My guess is that Roseanne Conner would react to the census news with her trademark sarcasm, with apathy caustically expressed, or even with shock that the questionnaire doesn't already ask respondents their citizenship status. It is simply commonsensical for the government to want to know how many people are citizens, how many are permanent legal residents, how many are temporary immigrants, how many are here illegally. And if indeed that knowledge results in changes to the distribution of money and House seats, which is by no means certain, it does not necessarily follow that Democrats would be harmed. Believe it or not, there are millions of Democrats who are, you know, American.

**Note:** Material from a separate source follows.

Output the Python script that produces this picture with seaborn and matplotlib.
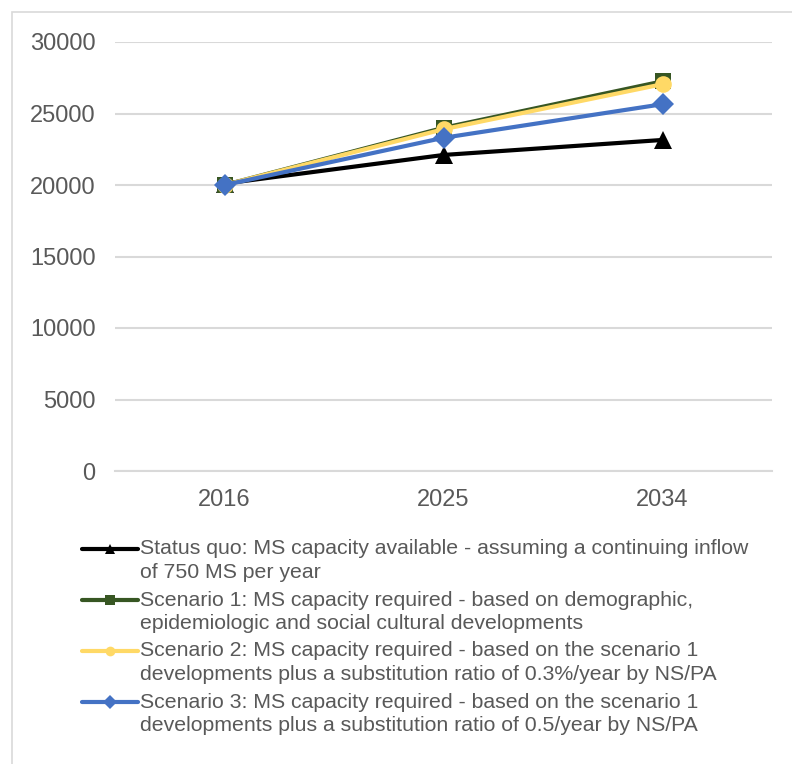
import matplotlib
matplotlib.use("Agg")
import matplotlib.pyplot as plt
import seaborn as sns
import pandas as pd
from matplotlib.lines import Line2D
from matplotlib.patches import Rectangle

# Data
years = ["2016", "2025", "2034"]
status_quo = [20100, 22100, 23150]
scenario_1 = [20000, 24000, 27250]
scenario_2 = [20000, 23900, 27050]
scenario_3 = [20000, 23300, 25650]

series_names = ["Status quo", "Scenario 1", "Scenario 2", "Scenario 3"]
legend_lines = [
    ["Status quo: MS capacity available - assuming a continuing inflow",
     "of 750 MS per year"],
    ["Scenario 1: MS capacity required - based on demographic,",
     "epidemiologic and social cultural developments"],
    ["Scenario 2: MS capacity required - based on the scenario 1",
     "developments plus a substitution ratio of 0.3%/year by NS/PA"],
    ["Scenario 3: MS capacity required - based on the scenario 1",
     "developments plus a substitution ratio of 0.5/year by NS/PA"],
]
colors = ["#000000", "#375623", "#FFD966", "#4472C4"]
markers = ["^", "s", "o", "D"]
marker_sizes = [13, 12, 12, 11]

df = pd.DataFrame({
    "year": years * 4,
    "value": status_quo + scenario_1 + scenario_2 + scenario_3,
    "series": [s for s in series_names for _ in years],
})

sns.set_style("white")
plt.rcParams["font.family"] = ["Liberation Sans", "DejaVu Sans"]

W, H = 792, 764
fig = plt.figure(figsize=(W / 100, H / 100), dpi=100)
ax = fig.add_axes([115 / W, 1 - 471 / H, (772 - 115) / W, (471 - 42) / H])

# outer chart border (only top and left visible)
fig.patches.append(Rectangle((12 / W, -0.2), 1.2, 1.2 - 12 / H,
                             transform=fig.transFigure, fill=False,
                             edgecolor="#D9D9D9", linewidth=1.2, zorder=1))

for name, c, m, ms in zip(series_names, colors, markers, marker_sizes):
    sub = df[df["series"] == name]
    sns.lineplot(data=sub, x="year", y="value", ax=ax, color=c, linewidth=3,
                 marker=m, markersize=ms, markeredgewidth=0, legend=False)

ax.set_xlim(-0.5, 2.5)
ax.set_ylim(0, 30000)
ax.set_yticks(range(0, 30001, 5000))
ax.set_xlabel("")
ax.set_ylabel("")
ax.patch.set_alpha(0)
ax.grid(axis="y", color="#D9D9D9", linewidth=1.5)
ax.set_axisbelow(True)
for s in ["top", "right", "left"]:
    ax.spines[s].set_visible(False)
ax.spines["bottom"].set_color("#D9D9D9")
ax.spines["bottom"].set_linewidth(1.5)
ax.tick_params(axis="y", length=0, pad=14, labelsize=17, labelcolor="#595959")
ax.tick_params(axis="x", length=0, pad=13, labelsize=17, labelcolor="#595959")

# legend drawn below the plot
first_rows = [549, 600, 651, 702]
for lines, c, m, y in zip(legend_lines, colors, markers, first_rows):
    yf = 1 - y / H
    fig.add_artist(Line2D([82 / W, 138 / W], [yf, yf], transform=fig.transFigure,
                          color=c, linewidth=3, solid_capstyle="round"))
    fig.add_artist(Line2D([110 / W], [yf], transform=fig.transFigure, color=c,
                          marker=m, markersize=7, markeredgewidth=0))
    for i, txt in enumerate(lines):
        fig.text(140 / W, 1 - (y + 23.5 * i) / H, txt, ha="left", va="center",
                 fontsize=15.3, color="#595959")

fig.savefig("out.png", dpi=100)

But Roseanne might also wonder why Democrats are so interested in directing taxpayer funds and federal representation to men and women and children who are in this country illegally—why they are placing this population, which avoided legal avenues of entry, equal to and in public emphasis ahead of the residents of Lanford, Illinois. Reasons must include the Democrats' misguided humanitarianism and ideology of multiculturalism, the power of Hispanic activist groups within the Democratic coalition, and the Democratic interest in maintaining the status quo of low-wage workers in exchange for the promise of future electoral success. And yet none of these answers has any relation to the everyday life of the Conner family as it works, spends, saves, and scrapes to make ends meet. On the contrary, by expanding the labor pool while straining available public resources for schools, hospitals, jails, and relief, illegal immigration leaves the Conners worse off.
Democrats fail the Roseanne Test because they are unable or unwilling to recognize and address the economic and social concerns of the men and women who used to be their voters. With some exceptions—Conor Lamb, Sherrod Brown, Tim Ryan, and perhaps Joe Biden—the Democrats have subordinated the priorities of the white working class to the agendas of special interest groups. This created the opportunity for Donald Trump to blame the situation of the Conners on the institutional and political framework of globalization. They liked what they heard.
This is not to say, however, that Republicans or even Trump will continue to pass the Roseanne Test. Democrats have a track record of using government power to enhance the economic security of everyday Americans. They are more comfortable with the welfare state. After all, they built it. As recently as Obama's reelection in 2012, Democrats effectively portrayed the Republican economic agenda as irrelevant or contrary to the fortunes of Middle Americans. They could do so again, especially if Republicans overreach or forget who put them in office. I have, for example, heard conservatives complain that Roseanne is not one of us. That is true. She is not a conservative. She is the type of swing voter who decides elections.